Saturday, November 14, 2009

pulling out...

Premature pullouts cause more damage than pleasure or progress.

This morning we rode along a route that took us to the rolling roads near sderot, then over to ashkelon, back through the nachshom junction, on to Latrun and then back home. I've been riding with a new cycling team and getting lifts to the meeting point with one of my close triathlon friends who has a car. This friend used to be one of the top 10k runners in Europe and he's a serious competitive cyclist now who's trying to turn over into triathlon.

It works out well because I have someone to chase when I do runs immediately off the bike during training sessions. I love running but I always dig so much deeper when I have a mode of competitive comparison. He leaves me in the dust running but I max out trying to catch him. It's fantastic redlining and despite my low training volume I feel much better with my physical performance at this point. I think I'm starting to recover from all my previous years overtraining.

Anyway, during a point in the ride where I could tuck in to the pack, spin at 100 rpms and coast a bit for recovery, I started chatting with a rider who had served as part of the IDF intelligence in the lebanon years. I was fascinated. He spoke about his role as coordinator of intelligence in southern lebanon and how part of his role included finding jobs and opportunities for cooperating lebanese who wanted to take advantage of economic opportunities in Israel. He said that Israel actually has the largest intelligence division of any national force and that one of the largest mistakes we made in the lebanese pull out was not providing sufficient holistic support for the Lebanese who assisted us. The downfall was that many of these same Lebanese developed a strong hatred towards us for abandoning them, and turned to hezbollah and straight away offered all the intelligence that they had on Israel and the IDF.
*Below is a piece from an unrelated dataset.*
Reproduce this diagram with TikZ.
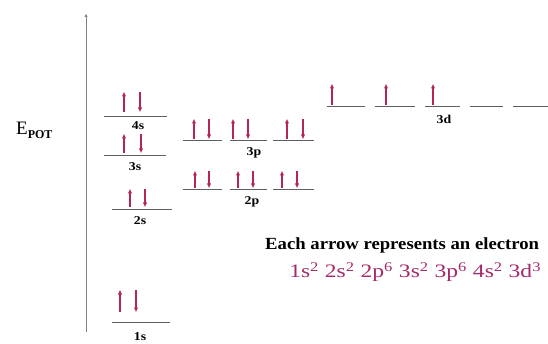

The story sounded familiar as this is basically what happened in Afganistan in the 80's when the U.S. pulled out after fighting the soviets. Afganis who had helped the U.S. were abandoned and to avoid complete destitution they turned to the Madrassas and the Taliban and eventually towards terrorism against the U.S.

The matter of pulling out or disengaging at any level from an occupied or contested area is fraught with pitfalls and poisonous snakes. We're supposed to learn from history's tales and humanity's failures, but somehow when it comes to warfare and politics, we ignore lessons which dooms us to repetition.

The burning question then becomes.. when is premature? and is it actually possible to ever fully extricate ourselves from these situations at a win-win level?